# [Exercise instructions]
Leaving out all pictures, reproduce the entries below exactly, from the first line through the line that contains "Chart.defaults.color = '#111111';".

# [Material for this exercise]
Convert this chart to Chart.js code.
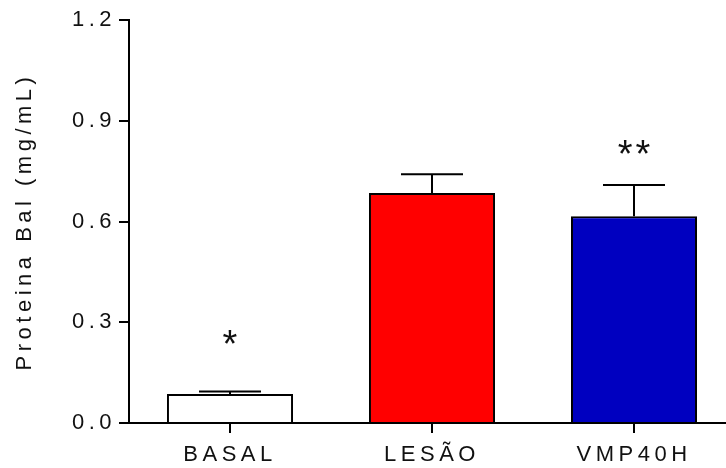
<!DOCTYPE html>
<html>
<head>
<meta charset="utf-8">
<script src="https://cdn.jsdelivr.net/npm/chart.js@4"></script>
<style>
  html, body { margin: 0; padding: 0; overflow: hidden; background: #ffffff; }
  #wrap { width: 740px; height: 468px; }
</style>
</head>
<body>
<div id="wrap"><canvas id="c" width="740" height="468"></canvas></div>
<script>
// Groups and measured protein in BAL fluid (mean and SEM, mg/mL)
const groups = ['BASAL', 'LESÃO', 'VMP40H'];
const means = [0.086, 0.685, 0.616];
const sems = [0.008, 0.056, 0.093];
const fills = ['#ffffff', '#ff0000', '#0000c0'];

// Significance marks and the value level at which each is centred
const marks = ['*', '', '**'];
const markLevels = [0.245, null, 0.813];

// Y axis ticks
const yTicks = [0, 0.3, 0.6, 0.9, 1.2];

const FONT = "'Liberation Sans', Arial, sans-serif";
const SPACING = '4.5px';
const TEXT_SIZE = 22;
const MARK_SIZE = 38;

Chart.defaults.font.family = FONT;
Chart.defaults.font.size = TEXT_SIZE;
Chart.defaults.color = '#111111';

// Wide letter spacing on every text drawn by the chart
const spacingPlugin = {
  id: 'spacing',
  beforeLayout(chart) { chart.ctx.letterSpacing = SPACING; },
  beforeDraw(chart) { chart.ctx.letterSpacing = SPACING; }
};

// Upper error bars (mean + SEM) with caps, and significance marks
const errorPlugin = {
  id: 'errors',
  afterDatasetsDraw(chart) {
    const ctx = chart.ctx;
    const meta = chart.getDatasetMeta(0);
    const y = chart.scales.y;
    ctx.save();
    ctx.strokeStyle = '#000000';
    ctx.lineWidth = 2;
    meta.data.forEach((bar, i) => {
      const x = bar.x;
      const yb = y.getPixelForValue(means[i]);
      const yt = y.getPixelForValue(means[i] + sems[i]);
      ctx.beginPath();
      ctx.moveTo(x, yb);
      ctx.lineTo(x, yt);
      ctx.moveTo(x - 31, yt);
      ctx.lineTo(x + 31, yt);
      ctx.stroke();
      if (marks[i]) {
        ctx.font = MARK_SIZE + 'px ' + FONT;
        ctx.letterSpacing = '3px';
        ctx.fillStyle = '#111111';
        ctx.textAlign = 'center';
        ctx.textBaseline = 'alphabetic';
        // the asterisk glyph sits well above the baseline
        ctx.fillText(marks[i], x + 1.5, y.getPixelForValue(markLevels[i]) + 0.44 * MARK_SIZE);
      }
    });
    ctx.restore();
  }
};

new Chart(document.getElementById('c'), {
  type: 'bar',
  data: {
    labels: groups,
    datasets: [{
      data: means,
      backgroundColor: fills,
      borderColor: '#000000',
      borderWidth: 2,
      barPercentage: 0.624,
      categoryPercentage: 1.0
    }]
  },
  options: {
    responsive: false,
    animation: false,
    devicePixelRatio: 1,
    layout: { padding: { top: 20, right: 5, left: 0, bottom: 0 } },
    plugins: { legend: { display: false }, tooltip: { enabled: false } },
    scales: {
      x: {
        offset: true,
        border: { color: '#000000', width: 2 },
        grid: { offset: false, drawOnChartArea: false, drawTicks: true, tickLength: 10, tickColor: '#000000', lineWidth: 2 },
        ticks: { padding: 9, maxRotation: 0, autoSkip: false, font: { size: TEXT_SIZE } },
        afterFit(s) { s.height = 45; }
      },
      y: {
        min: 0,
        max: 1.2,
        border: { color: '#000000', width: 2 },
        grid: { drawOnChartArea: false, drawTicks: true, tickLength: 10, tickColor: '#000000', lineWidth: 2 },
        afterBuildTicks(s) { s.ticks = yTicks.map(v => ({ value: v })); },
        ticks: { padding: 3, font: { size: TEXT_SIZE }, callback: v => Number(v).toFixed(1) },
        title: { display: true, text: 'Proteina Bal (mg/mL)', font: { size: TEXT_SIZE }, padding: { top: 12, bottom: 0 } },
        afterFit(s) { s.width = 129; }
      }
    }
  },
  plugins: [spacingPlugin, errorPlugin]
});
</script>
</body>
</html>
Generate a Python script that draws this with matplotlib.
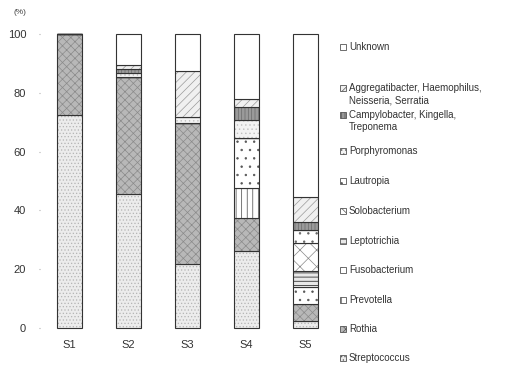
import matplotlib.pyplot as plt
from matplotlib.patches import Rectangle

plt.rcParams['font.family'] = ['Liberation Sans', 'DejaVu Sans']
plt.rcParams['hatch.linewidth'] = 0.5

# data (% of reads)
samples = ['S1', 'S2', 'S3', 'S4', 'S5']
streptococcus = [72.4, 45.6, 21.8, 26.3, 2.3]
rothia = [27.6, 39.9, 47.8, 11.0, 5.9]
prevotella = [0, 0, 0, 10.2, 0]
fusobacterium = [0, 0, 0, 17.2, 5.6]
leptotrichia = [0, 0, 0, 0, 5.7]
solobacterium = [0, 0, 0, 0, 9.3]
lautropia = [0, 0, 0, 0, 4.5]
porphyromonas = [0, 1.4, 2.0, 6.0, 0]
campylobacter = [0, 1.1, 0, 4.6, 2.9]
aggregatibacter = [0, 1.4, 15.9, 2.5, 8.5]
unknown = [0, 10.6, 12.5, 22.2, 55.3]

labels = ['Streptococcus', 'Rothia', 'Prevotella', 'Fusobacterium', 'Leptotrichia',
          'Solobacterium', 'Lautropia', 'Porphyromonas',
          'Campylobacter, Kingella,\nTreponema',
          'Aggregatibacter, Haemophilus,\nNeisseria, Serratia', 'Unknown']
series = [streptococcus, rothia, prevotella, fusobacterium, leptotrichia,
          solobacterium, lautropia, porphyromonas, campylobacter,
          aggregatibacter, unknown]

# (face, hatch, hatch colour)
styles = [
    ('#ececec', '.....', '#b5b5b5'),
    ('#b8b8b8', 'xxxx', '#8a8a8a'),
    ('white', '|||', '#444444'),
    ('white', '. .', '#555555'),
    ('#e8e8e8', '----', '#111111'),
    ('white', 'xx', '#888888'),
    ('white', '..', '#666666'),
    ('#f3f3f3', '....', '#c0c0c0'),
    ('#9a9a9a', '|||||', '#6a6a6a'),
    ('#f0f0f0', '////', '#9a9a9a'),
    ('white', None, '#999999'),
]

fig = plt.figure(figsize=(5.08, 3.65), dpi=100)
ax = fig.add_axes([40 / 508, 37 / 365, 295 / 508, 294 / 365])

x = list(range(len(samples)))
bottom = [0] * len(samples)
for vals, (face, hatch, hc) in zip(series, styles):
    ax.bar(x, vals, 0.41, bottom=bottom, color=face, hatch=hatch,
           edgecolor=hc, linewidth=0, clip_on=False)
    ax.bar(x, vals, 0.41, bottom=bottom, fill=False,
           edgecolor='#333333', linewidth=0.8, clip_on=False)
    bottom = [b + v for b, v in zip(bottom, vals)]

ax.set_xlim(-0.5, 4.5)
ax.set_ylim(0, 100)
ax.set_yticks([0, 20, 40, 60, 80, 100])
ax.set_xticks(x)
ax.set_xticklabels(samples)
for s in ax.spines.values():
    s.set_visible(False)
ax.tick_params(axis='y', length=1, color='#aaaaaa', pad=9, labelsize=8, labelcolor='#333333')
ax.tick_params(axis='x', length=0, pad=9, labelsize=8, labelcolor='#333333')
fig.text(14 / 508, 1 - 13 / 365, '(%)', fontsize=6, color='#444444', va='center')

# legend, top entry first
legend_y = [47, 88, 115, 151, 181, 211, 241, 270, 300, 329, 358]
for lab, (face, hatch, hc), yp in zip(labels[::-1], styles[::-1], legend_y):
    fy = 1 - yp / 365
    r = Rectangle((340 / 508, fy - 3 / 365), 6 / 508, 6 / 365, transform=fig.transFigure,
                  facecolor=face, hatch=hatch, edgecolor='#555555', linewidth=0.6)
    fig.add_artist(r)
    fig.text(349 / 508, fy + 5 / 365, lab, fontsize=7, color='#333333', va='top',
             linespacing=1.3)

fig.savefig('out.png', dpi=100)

# [Full response]
Convert this chart to Chart.js code.
<!DOCTYPE html>
<html>
<head>
<meta charset="utf-8">
<script src="https://cdn.jsdelivr.net/npm/chart.js@4"></script>
<style>
  html, body { margin: 0; padding: 0; overflow: hidden; background: #ffffff; }
  #wrap { width: 740px; height: 468px; }
</style>
</head>
<body>
<div id="wrap"><canvas id="c" width="740" height="468"></canvas></div>
<script>
// Groups and measured protein in BAL fluid (mean and SEM, mg/mL)
const groups = ['BASAL', 'LESÃO', 'VMP40H'];
const means = [0.086, 0.685, 0.616];
const sems = [0.008, 0.056, 0.093];
const fills = ['#ffffff', '#ff0000', '#0000c0'];

// Significance marks and the value level at which each is centred
const marks = ['*', '', '**'];
const markLevels = [0.245, null, 0.813];

// Y axis ticks
const yTicks = [0, 0.3, 0.6, 0.9, 1.2];

const FONT = "'Liberation Sans', Arial, sans-serif";
const SPACING = '4.5px';
const TEXT_SIZE = 22;
const MARK_SIZE = 38;

Chart.defaults.font.family = FONT;
Chart.defaults.font.size = TEXT_SIZE;
Chart.defaults.color = '#111111';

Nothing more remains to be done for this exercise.